With this in mind, he visited, accompanied by business leaders:

- April 2004: Geneva, with 50 businessmen.
- October 2004: Canada, with 80 businessmen. During his visit, he heavily emphasized Burkina Faso's gold mining potential.
- April 2005: France, with 70 businessmen.
- September 2005: Malaysia, again with around 50 businessmen.

The most significant results of this came after the visit to Canada. It was during this visit that major gold mines were opened, including the first gold mine in Taparko (Sanmatenga province). By 2009, six gold mines were operational, placing gold at the top of the list of products exported from the country, ahead of cotton. Currently, a new mining code is in the process of being adopted, to strike a balance between the profits made by miners, the government and the local populations.

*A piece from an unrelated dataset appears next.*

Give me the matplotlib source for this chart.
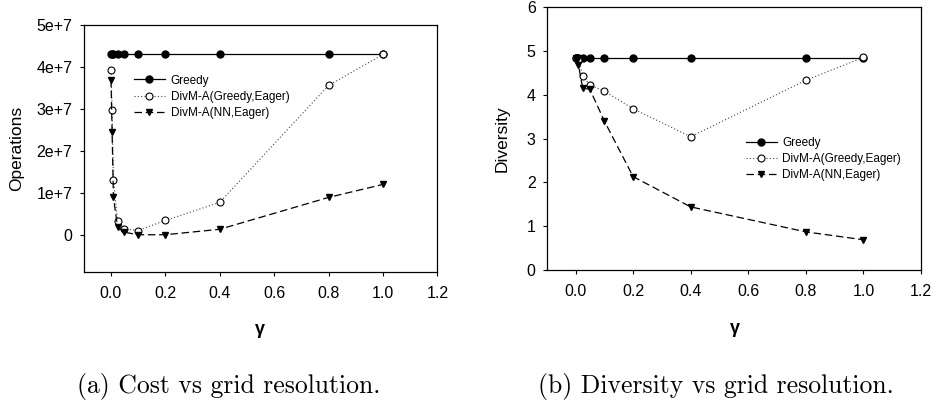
import matplotlib
matplotlib.use("Agg")
import matplotlib.pyplot as plt
from matplotlib.ticker import FixedLocator, FuncFormatter

# grid resolution values
gamma = [0.001, 0.005, 0.01, 0.025, 0.05, 0.1, 0.2, 0.4, 0.8, 1.0]

# (a) number of operations
ops_greedy = [4.30e7] * 10
ops_divm_greedy = [3.92e7, 2.97e7, 1.31e7, 0.33e7, 0.14e7, 0.10e7, 0.34e7, 0.77e7, 3.56e7, 4.30e7]
ops_divm_nn = [3.70e7, 2.45e7, 0.89e7, 0.19e7, 0.06e7, 0.0, 0.0, 0.13e7, 0.89e7, 1.20e7]

# (b) diversity of the result
div_greedy = [4.84] * 10
div_divm_greedy = [4.84, 4.83, 4.80, 4.43, 4.22, 4.08, 3.68, 3.04, 4.33, 4.85]
div_divm_nn = [4.83, 4.80, 4.68, 4.15, 4.12, 3.40, 2.13, 1.44, 0.87, 0.69]

labels = ["Greedy", "DivM-A(Greedy,Eager)", "DivM-A(NN,Eager)"]
xticks = [0.0, 0.2, 0.4, 0.6, 0.8, 1.0, 1.2]

sans = ["Liberation Sans", "DejaVu Sans"]
plt.rcParams["font.family"] = sans

fig = plt.figure(figsize=(9.33, 4.05), dpi=100)
ax1 = fig.add_axes([0.0895, 0.3272, 0.3794, 0.611])
ax2 = fig.add_axes([0.586, 0.3333, 0.4012, 0.6494])


def draw(ax, g, dg, dn):
    ax.plot(gamma, g, color="black", lw=0.9, ls="-", marker="o", ms=5,
            mfc="black", mec="black", label=labels[0])
    ax.plot(gamma, dg, color="#444444", lw=0.8, ls=(0, (1, 2)), marker="o", ms=5,
            mfc="white", mec="black", mew=0.8, label=labels[1])
    ax.plot(gamma, dn, color="black", lw=0.9, ls=(0, (6, 3)), marker="v", ms=5,
            mfc="black", mec="black", label=labels[2])
    ax.set_xlim(-0.1, 1.2)
    ax.xaxis.set_major_locator(FixedLocator(xticks))
    ax.xaxis.set_major_formatter(FuncFormatter(lambda v, p: f"{v:.1f}"))
    ax.tick_params(direction="out", length=3, width=0.8, labelsize=11.5,
                   top=False, right=False)
    ax.tick_params(axis="x", pad=7)
    ax.tick_params(axis="y", pad=5)
    for s in ax.spines.values():
        s.set_linewidth(0.9)
    ax.set_xlabel("γ", fontsize=13, fontweight="bold")


draw(ax1, ops_greedy, ops_divm_greedy, ops_divm_nn)
ax1.set_ylim(-0.9e7, 5e7)
ax1.yaxis.set_major_locator(FixedLocator([0, 1e7, 2e7, 3e7, 4e7, 5e7]))
ax1.yaxis.set_major_formatter(FuncFormatter(lambda v, p: "0" if v == 0 else f"{int(round(v / 1e7))}e+7"))
ax1.set_ylabel("Operations", fontsize=12.5)
ax1.yaxis.set_label_coords(-0.168, 0.5)
ax1.xaxis.set_label_coords(0.4986, -0.196)
ax1.legend(loc="upper left", bbox_to_anchor=(0.143, 0.80), frameon=False,
           fontsize=8.5, handlelength=2.6, handletextpad=0.5, labelspacing=0.35,
           borderpad=0, borderaxespad=0, numpoints=1)

draw(ax2, div_greedy, div_divm_greedy, div_divm_nn)
ax2.set_ylim(0, 6)
ax2.yaxis.set_major_locator(FixedLocator([0, 1, 2, 3, 4, 5, 6]))
ax2.set_ylabel("Diversity", fontsize=12.5)
ax2.yaxis.set_label_coords(-0.098, 0.5)
ax2.xaxis.set_label_coords(0.503, -0.19)
ax2.legend(loc="upper left", bbox_to_anchor=(0.532, 0.505), frameon=False,
           fontsize=8.5, handlelength=2.6, handletextpad=0.5, labelspacing=0.35,
           borderpad=0, borderaxespad=0, numpoints=1)

fig.text(229 / 933, 1 - 387 / 405, "(a) Cost vs grid resolution.", family="cmr10",
         fontsize=18.5, ha="center", va="center")
fig.text(715.5 / 933, 1 - 387 / 405, "(b) Diversity vs grid resolution.", family="cmr10",
         fontsize=18.5, ha="center", va="center")

fig.savefig("out.png", dpi=100)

===Achievements within the Economic and Social Council===
Since 2012, as President of the Economic and Social Council, Yonli has published various reports including:
- A report on agriculture, highlighting the need to develop this sector in Burkina Faso.
- A second report on gold and the need to submit a new mining code to the National Assembly.
- A third report on governance and distrust of public authority, with solutions for sustainable social stability.

==Opposition to Article 37==
Having reiterated the legality of such a Constitutional reform during a meeting of the CDP at the Stade du 4 Août, Yonli nevertheless officially participated in Autumn 2014 in the drafting of a public report to the Economic and Social Council on the political and social risks linked to such a Constitutional reform.

It is noteworthy that the National Assembly's draft vote on the reform of Article 37 of Burkina Faso's Constitution ultimately caused President Blaise Compaoré's demise.

==Distinctions and awards==
- Member of several charitable organizations
- Grand Officer of the National Order
- Officer of the National Order
- Commander of the Order of Brilliant Star with a special grand cordon, of the Republic of China (Taiwan).